Work required: Extract every line that contains the word "drawn".

Records for this task:
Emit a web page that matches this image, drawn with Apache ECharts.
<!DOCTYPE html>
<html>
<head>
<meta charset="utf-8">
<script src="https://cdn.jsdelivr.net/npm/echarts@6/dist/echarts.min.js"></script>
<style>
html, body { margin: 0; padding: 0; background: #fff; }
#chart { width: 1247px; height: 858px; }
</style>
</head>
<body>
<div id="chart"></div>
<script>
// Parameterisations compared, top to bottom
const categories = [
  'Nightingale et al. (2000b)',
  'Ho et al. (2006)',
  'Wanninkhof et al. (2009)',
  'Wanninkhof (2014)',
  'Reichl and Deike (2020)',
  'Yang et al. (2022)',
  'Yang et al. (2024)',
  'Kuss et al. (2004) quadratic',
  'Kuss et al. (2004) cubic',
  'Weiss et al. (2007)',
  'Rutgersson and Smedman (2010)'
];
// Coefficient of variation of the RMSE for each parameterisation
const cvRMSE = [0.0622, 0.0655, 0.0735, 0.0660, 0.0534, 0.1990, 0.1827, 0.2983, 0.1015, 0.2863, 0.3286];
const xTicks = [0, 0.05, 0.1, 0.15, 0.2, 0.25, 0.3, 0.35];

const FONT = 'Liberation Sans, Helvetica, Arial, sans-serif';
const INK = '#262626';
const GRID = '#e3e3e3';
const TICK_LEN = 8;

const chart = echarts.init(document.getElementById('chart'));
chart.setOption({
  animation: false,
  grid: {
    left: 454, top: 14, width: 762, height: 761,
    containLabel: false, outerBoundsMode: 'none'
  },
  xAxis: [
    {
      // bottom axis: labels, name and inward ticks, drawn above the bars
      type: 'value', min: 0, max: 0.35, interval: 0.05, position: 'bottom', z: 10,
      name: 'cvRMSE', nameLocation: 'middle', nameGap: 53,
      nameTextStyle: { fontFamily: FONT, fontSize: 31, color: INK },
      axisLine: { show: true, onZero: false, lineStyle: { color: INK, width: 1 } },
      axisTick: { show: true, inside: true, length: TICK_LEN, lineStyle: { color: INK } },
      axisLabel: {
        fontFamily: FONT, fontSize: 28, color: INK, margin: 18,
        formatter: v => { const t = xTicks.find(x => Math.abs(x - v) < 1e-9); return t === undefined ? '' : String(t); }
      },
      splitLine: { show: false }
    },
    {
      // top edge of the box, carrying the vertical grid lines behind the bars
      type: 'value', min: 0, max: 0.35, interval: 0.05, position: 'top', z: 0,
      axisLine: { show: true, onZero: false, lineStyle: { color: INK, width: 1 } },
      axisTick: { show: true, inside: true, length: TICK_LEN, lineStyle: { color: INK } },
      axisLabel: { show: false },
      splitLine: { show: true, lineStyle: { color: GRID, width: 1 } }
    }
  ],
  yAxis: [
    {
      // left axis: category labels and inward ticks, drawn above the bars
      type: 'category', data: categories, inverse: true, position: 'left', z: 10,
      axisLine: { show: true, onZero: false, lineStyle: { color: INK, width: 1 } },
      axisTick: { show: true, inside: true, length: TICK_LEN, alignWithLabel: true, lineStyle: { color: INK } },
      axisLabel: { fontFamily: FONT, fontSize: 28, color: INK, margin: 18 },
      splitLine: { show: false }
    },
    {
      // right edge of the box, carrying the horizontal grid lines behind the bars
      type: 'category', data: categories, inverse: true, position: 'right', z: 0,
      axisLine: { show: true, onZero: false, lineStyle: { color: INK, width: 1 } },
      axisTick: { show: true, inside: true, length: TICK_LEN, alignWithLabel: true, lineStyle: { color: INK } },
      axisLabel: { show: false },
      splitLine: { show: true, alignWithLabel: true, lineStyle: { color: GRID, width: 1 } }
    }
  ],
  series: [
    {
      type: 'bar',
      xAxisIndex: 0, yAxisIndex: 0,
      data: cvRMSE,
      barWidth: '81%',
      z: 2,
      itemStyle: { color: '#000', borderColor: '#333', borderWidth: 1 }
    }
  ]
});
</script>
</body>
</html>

...

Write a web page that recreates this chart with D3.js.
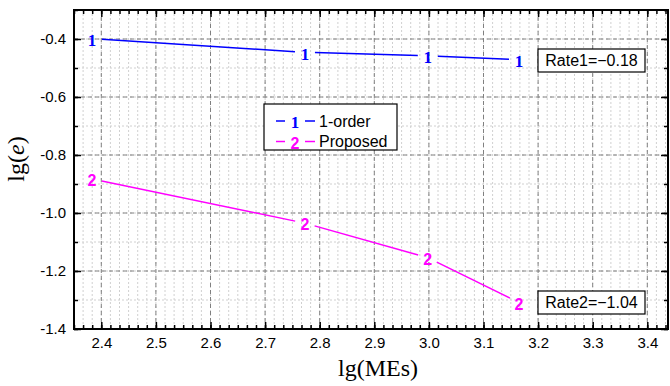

Task answer:
Emit a web page that matches this image, drawn with Apache ECharts.
      // bottom axis: labels, name and inward ticks, drawn above the bars
      // left axis: category labels and inward ticks, drawn above the bars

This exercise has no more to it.